Run a short pre‑submission checklist. Confirm that account names match the utility bill. Confirm that the permit and the diagram show the same size. Confirm that serials and model numbers match the spec sheets. These three checks prevent many instant rejections.

Here is a field note from a June week. A homeowner uploaded a 12 MB one‑line diagram, which the portal accepted. Minutes later, the package was rejected for a serial number typo. Fixing that single line turned rejected into accepted the same day.

Plan for inspection day as well. Tape a printed site plan near the service panel. Label the main disconnect with weather‑proof tags. Photograph the labels before the inspector leaves. Those images often answer later questions without a truck roll.

Want a quick data sanity test? Estimate production using a simple range. In many regions, monthly output runs 120–170 kWh per kW, season dependent. If your number sits far outside that range, recheck the inputs.

Final Assessment

Automated approvals convert standstill days into earlier bill reductions. Choose installers and utilities that support portal submissions with automated checks. Use the savings math here to price your local delay.

A concrete payoff example helps anchor the choice. Example calculation: an 8 kW system making 150 kWh per kW monthly yields about 1,200 kWh. At roughly $0.18/kWh, that avoids roughly $216 of grid power each month. That is about $7.20 per day in bill reduction. If a manual review takes 21 days and automation takes 4, the gap is 17 days. In this scenario, the avoided lost savings total about $122.40.

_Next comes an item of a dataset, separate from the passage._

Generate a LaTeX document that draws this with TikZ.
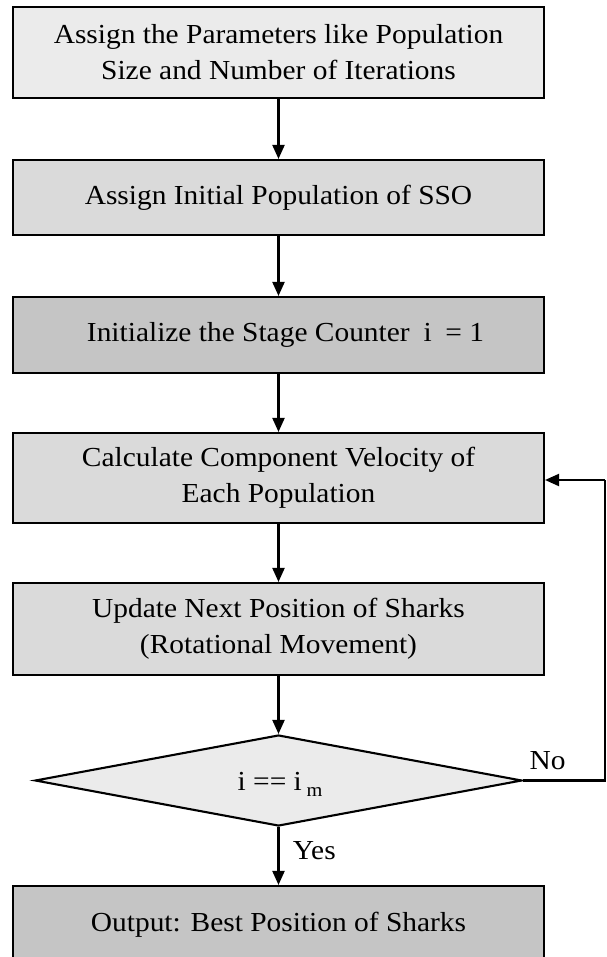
\documentclass[tikz,border=0pt]{standalone}
\usepackage{fontspec}
\setmainfont{Liberation Serif}[FakeStretch=1.07]
\usetikzlibrary{arrows.meta,shapes.geometric}
\definecolor{fillA}{HTML}{EBEBEB}
\definecolor{fillB}{HTML}{DADADA}
\definecolor{fillC}{HTML}{C5C5C5}
\begin{document}
\begin{tikzpicture}[x=1pt,y=1pt,
  every node/.style={font=\fontsize{27.5}{36}\selectfont},
  box/.style={draw=black,line width=2.1pt,minimum width=531pt,align=center,inner sep=0pt},
  arr/.style={line width=2.1pt,-{Triangle[width=12pt,length=14pt]}},
  ln/.style={line width=2.1pt}]
\useasboundingbox (0,0) rectangle (606,-957);
\node[box,fill=fillA,minimum height=91pt] (b1) at (278.5,-52.5) {Assign the Parameters like Population\\Size and Number of Iterations};
\node[box,fill=fillB,minimum height=75pt] (b2) at (278.5,-197.5) {Assign Initial Population of SSO};
\node[box,fill=fillC,minimum height=76pt] (b3) at (278.5,-335) {\hspace{14pt}Initialize the Stage Counter\enspace i\enspace = 1};
\node[box,fill=fillB,minimum height=90pt] (b4) at (278.5,-478) {Calculate Component Velocity of\\Each Population};
\node[box,fill=fillB,minimum height=92pt] (b5) at (278.5,-629) {Update Next Position of Sharks\\(Rotational Movement)};
\node[diamond,draw=black,line width=2.1pt,fill=fillA,aspect=5.35,minimum width=487pt,minimum height=91pt,inner sep=0pt] (d) at (278.5,-780.5) {};
\node (dt) at (280,-784) {i == i\,\raisebox{-6pt}{\fontsize{19}{19}\selectfont m}};
\node[box,fill=fillC,minimum height=78pt] (out) at (278.5,-925) {Output: Best Position of Sharks};
\coordinate (c1) at (605,-780.5);
\coordinate (c2) at (605,-480);
\draw[arr] (b1) -- (b2);
\draw[arr] (b2) -- (b3);
\draw[arr] (b3) -- (b4);
\draw[arr] (b4) -- (b5);
\draw[arr] (b5) -- (d);
\draw[arr] (d) -- node[right=10pt,pos=0.4] (yes) {Yes} (out);
\draw[ln] (d.east) -- node[above=6pt,pos=0.3] (no) {No} (c1) -- (c2);
\draw[arr] (c2) -- (b4.east |- c2);
\end{tikzpicture}
\end{document}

Pad your schedule with a small buffer. Hold one week of flexibility for meter work and scheduling. That buffer absorbs surprises without spilling past month‑end.

Next steps are straightforward. Confirm software compatibility and portal use in writing. Get a clear expectation for approval days on your contract. Collect and label required documents in clean digital files. Schedule final inspection to align with the utility cutover date. That alignment keeps value on your roof, not in limbo.